Mme Swetchine environnait en effet la vie de Lacordaire de cette sollicitude affectueuse qui lui était d’autant plus nécessaire que sa mère lui avait manqué de bonne heure. Peu s’en fallut même qu’à une certaine époque il n’allât s’établir auprès d’elle, dans sa maison du mont Aventin. Mais si leur intimité ne fut jamais poussée aussi loin, jamais non plus, à travers les vicissitudes de la vie, l’attachement de Mme Swetchine ne fit défaut à Lacordaire, pas plus au prêtre encore obscur qu’au prédicateur en renom, pas plus au solitaire attristé de Sorèze qu’au Dominicain belliqueux. Cet attachement invariable n’avait rien d’exalté ni de complaisant. Mme Swetchine juge celui qu’elle aime; elle l’avertit; elle le blâme parfois; mais rien ne parvient à la détacher de lui : « Mon bonheur, lui écrivait-elle un jour, eût été de vous approuver toujours, mais ma tendresse n’en a pas besoin, et peut-être les violentes secousses auxquelles vous la soumettez renouvellent-elles avec plus de force une première adoption. Comme Rachel, j’ai pu quelquefois vous nommer l’enfant de ma douleur, et vous savez que souffrir ne décourage pas les pauvres mères. »

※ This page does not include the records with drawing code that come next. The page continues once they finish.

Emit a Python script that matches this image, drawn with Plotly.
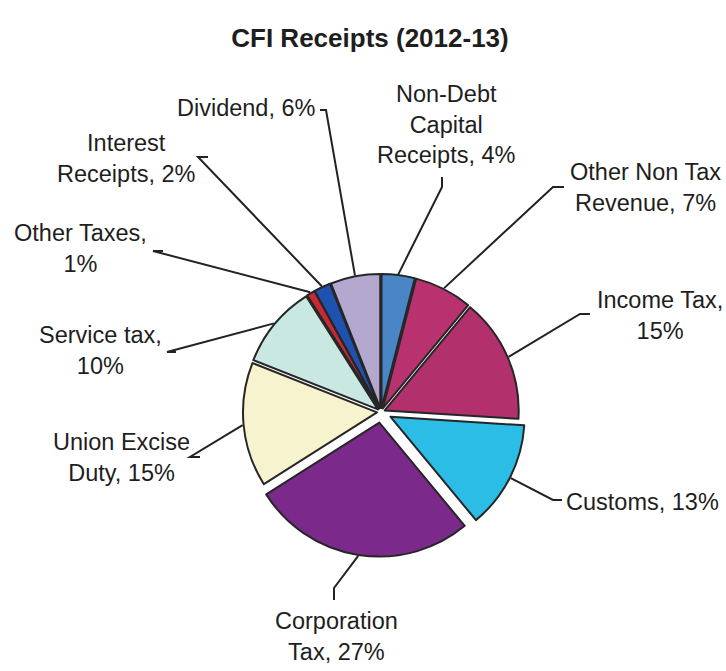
import math
import plotly.graph_objects as go

# ---- data -------------------------------------------------------------
categories = [
    "Non-Debt Capital Receipts", "Other Non Tax Revenue", "Income Tax",
    "Customs", "Corporation Tax", "Union Excise Duty", "Service tax",
    "Other Taxes", "Interest Receipts", "Dividend",
]
shares = [4, 7, 15, 13, 27, 15, 10, 1, 2, 6]
label_texts = [
    "Non-Debt<br>Capital<br>Receipts, 4%",
    "Other Non Tax<br>Revenue, 7%",
    "Income Tax,<br>15%",
    "Customs, 13%",
    "Corporation<br>Tax, 27%",
    "Union Excise<br>Duty, 15%",
    "Service tax,<br>10%",
    "Other Taxes,<br>1%",
    "Interest<br>Receipts, 2%",
    "Dividend, 6%",
]

# ---- styling ----------------------------------------------------------
colors = ["#4a86c6", "#b8326f", "#b2306b", "#2bbde6", "#7b2a8c",
          "#f8f3cf", "#c9e8e2", "#c72a35", "#1f52b0", "#b4a8cf"]
pulls = [0.03, 0.03, 0.03, 0.08, 0.08, 0.03, 0.03, 0.03, 0.03, 0.03]

W, H = 726, 671
CX, CY = 381, 412          # pie centre, pixels
R = 134                    # base radius, pixels
box = 2 * R * (1 + max(pulls))

def px(x):
    return x / W

def py(y):
    return 1 - y / H

# label placement: (x, y, xanchor) in pixels, leader elbow points (pixels)
label_pos = [
    (446, 124, "center"), (645, 188, "center"), (660, 315, "center"),
    (564, 502, "left"), (336, 636, "center"), (121, 457, "center"),
    (100, 350, "center"), (80, 249, "center"), (126, 158, "center"),
    (318, 108, "right"),
]
leader_elbows = [
    [(442, 177), (442, 187)],
    [(564, 187), (553, 187)],
    [(590, 314), (580, 314)],
    [(562, 500), (553, 500)],
    [(334, 600), (334, 588)],
    [(200, 457), (190, 457)],
    [(176, 352), (167, 352)],
    [(163, 251), (153, 251)],
    [(208, 157), (198, 157)],
    [(320, 110), (326, 110)],
]

fig = go.Figure(go.Pie(
    labels=categories,
    values=shares,
    sort=False,
    direction="clockwise",
    rotation=0,
    pull=pulls,
    textinfo="none",
    hoverinfo="label+percent",
    marker=dict(colors=colors, line=dict(color="#262626", width=2)),
    domain=dict(x=[px(CX - box / 2), px(CX + box / 2)],
                y=[py(CY + box / 2), py(CY - box / 2)]),
    showlegend=False,
))

# leader lines from each label to the middle of its slice's outer arc
total = sum(shares)
cum = 0
shapes, annotations = [], []
for i, v in enumerate(shares):
    mid = (cum + v / 2) / total * 2 * math.pi
    cum += v
    rr = R * (1 + pulls[i]) + 1
    ax, ay = CX + rr * math.sin(mid), CY - rr * math.cos(mid)
    pts = leader_elbows[i] + [(ax, ay)]
    path = "M " + " L ".join(f"{px(x)},{py(y)}" for x, y in pts)
    shapes.append(dict(type="path", path=path, xref="paper", yref="paper",
                       line=dict(color="#222222", width=2)))
    lx, ly, anchor = label_pos[i]
    annotations.append(dict(
        text=label_texts[i], x=px(lx), y=py(ly), xref="paper", yref="paper",
        xanchor=anchor, yanchor="middle", align="center", showarrow=False,
        font=dict(family="Liberation Sans, Arial, sans-serif", size=23.5,
                  color="#1e1e1e"),
    ))

fig.update_layout(
    width=W, height=H,
    margin=dict(l=0, r=0, t=0, b=0),
    paper_bgcolor="white", plot_bgcolor="white",
    title=dict(text="<b>CFI Receipts (2012-13)</b>", x=370 / W, xanchor="center",
               y=py(38), yanchor="middle",
               font=dict(family="Liberation Sans, Arial, sans-serif", size=26,
                         color="#1e1e1e")),
    shapes=shapes,
    annotations=annotations,
)

fig.write_html("out.html")
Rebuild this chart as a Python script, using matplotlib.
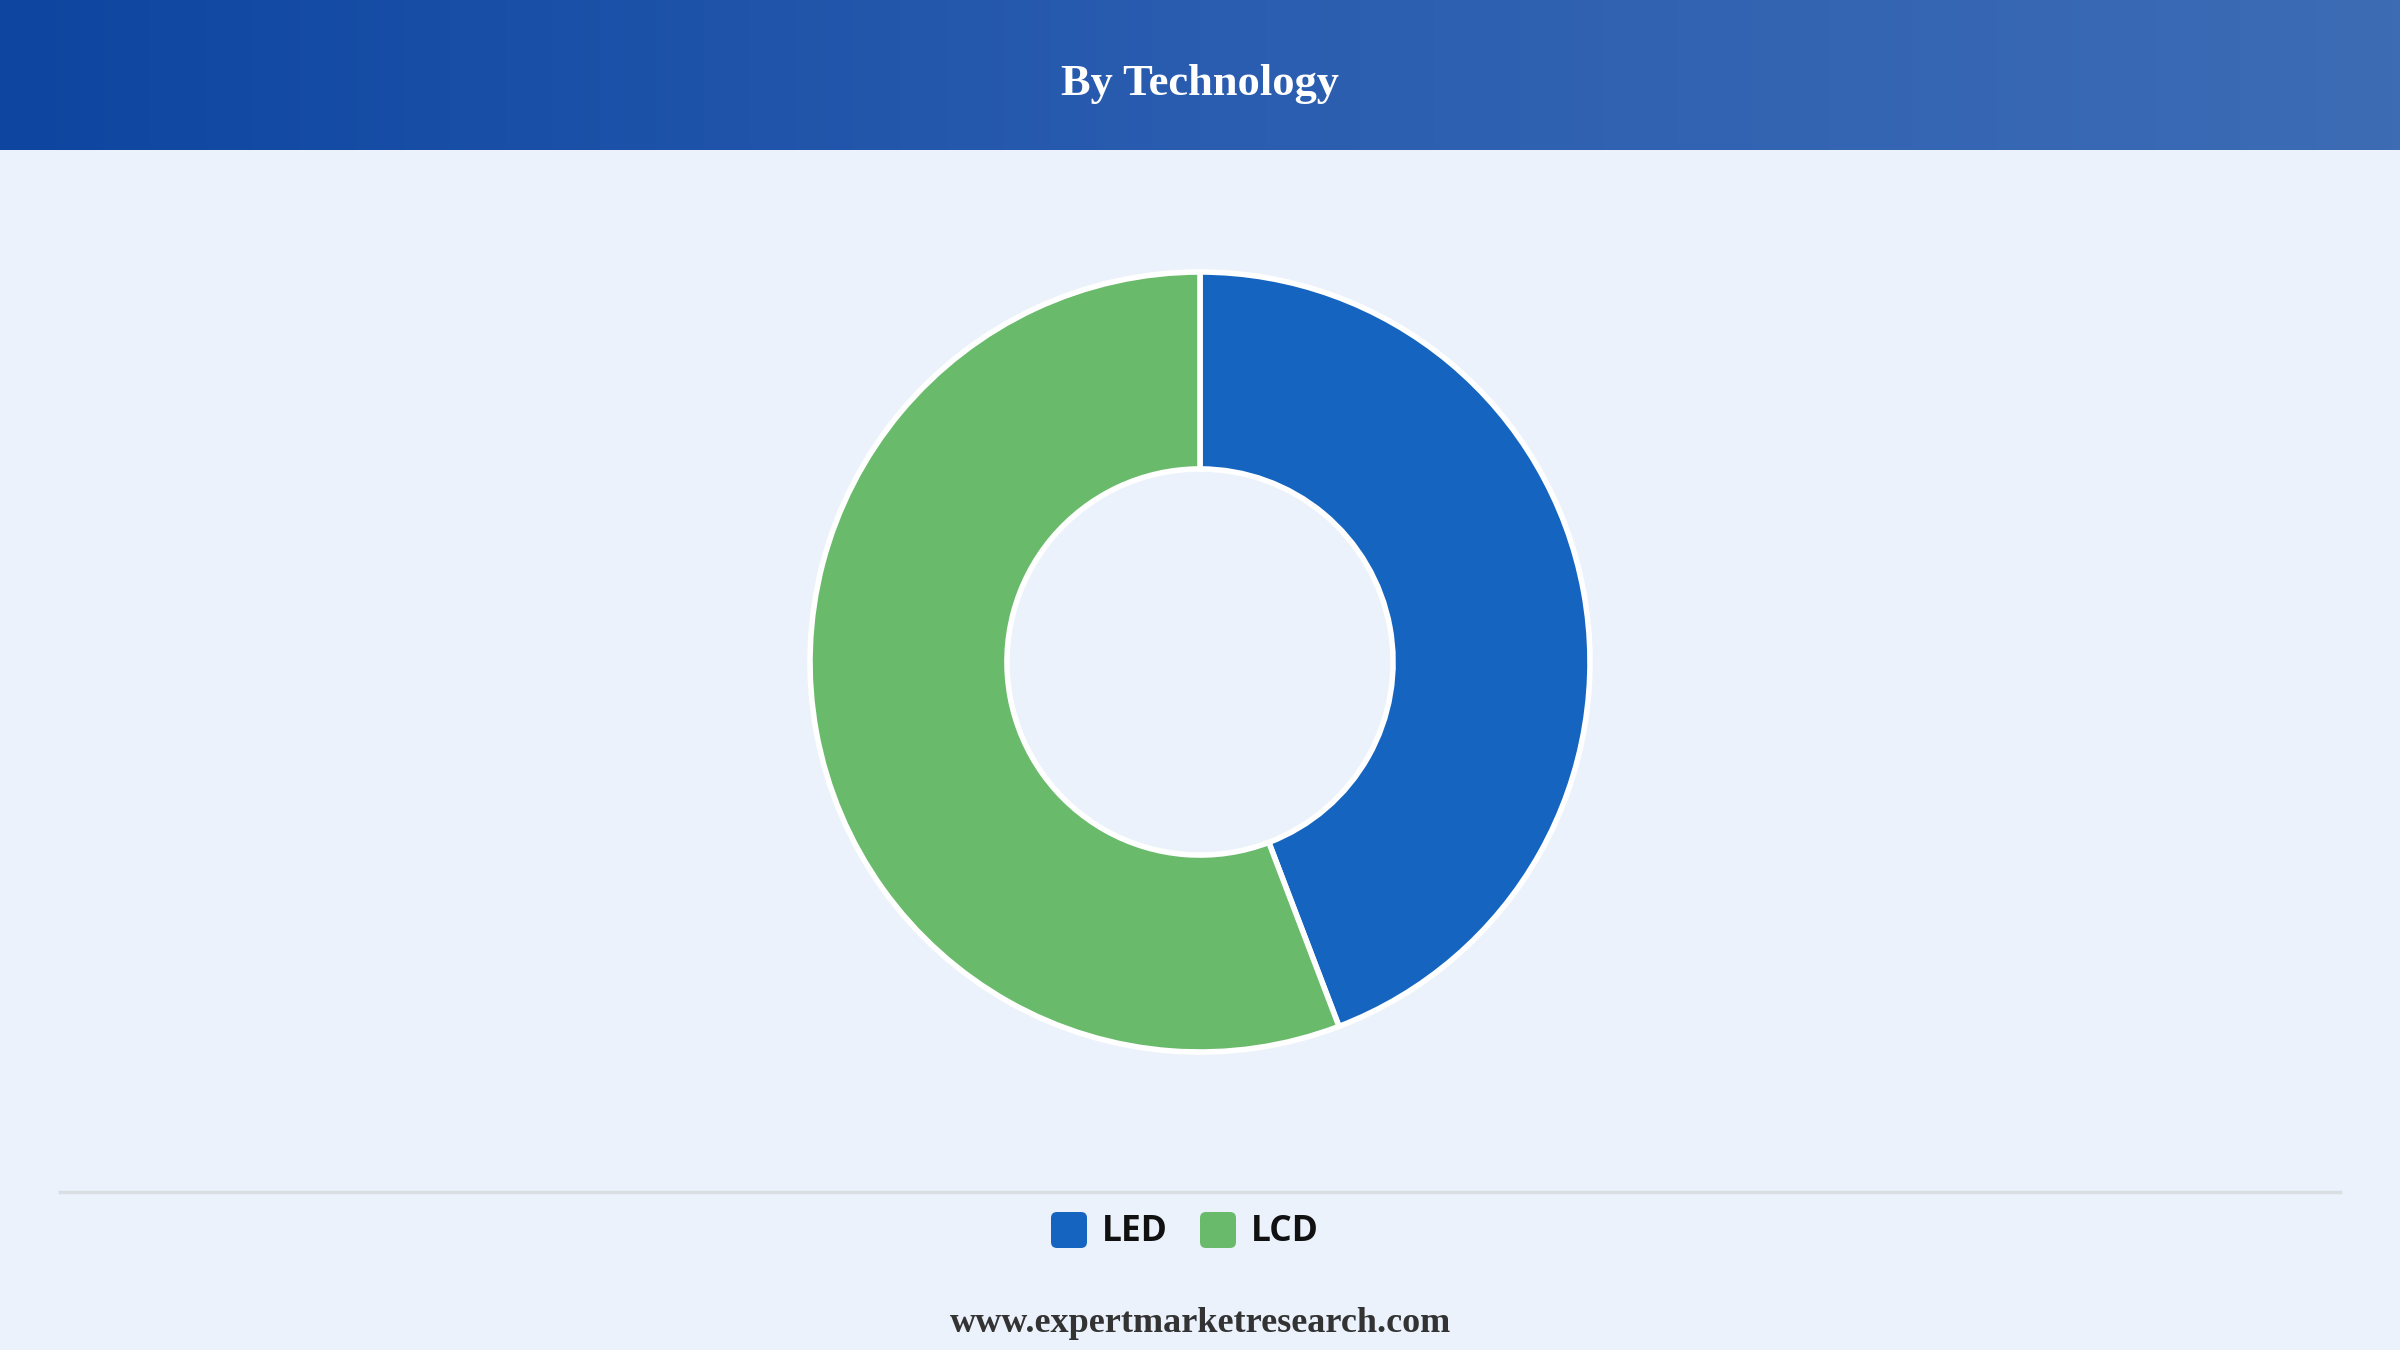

C’est, en effet, avec une confiance toute filiale que Lacordaire s’ouvre à Mme Swetchine sur tout ce qui le concerne. Il n’a rien de caché pour elle, ni ses troubles, ni ses incertitudes, ni ses espérances, ni ses découragemens. Constamment il parle de lui-même avec une humilité touchante : «J’ai trente-quatre ans, lui écrit-il, et il est vrai de dire que mon éducation n’est achevée sous aucun rapport. » En même temps, il sent vivement ce qui, dans son humeur, est de nature à faire souffrir les autres, et il s’en accuse : « J’aime, j’en suis certain, et profondément; et néanmoins il est vrai qu’il y a en moi quelque chose que je ne puis pas nommer et qui cause de la peine à ceux que j’aime. Ce n’est pas de l’âpreté : je suis doux; ce n’est pas de la froideur : je suis passionné.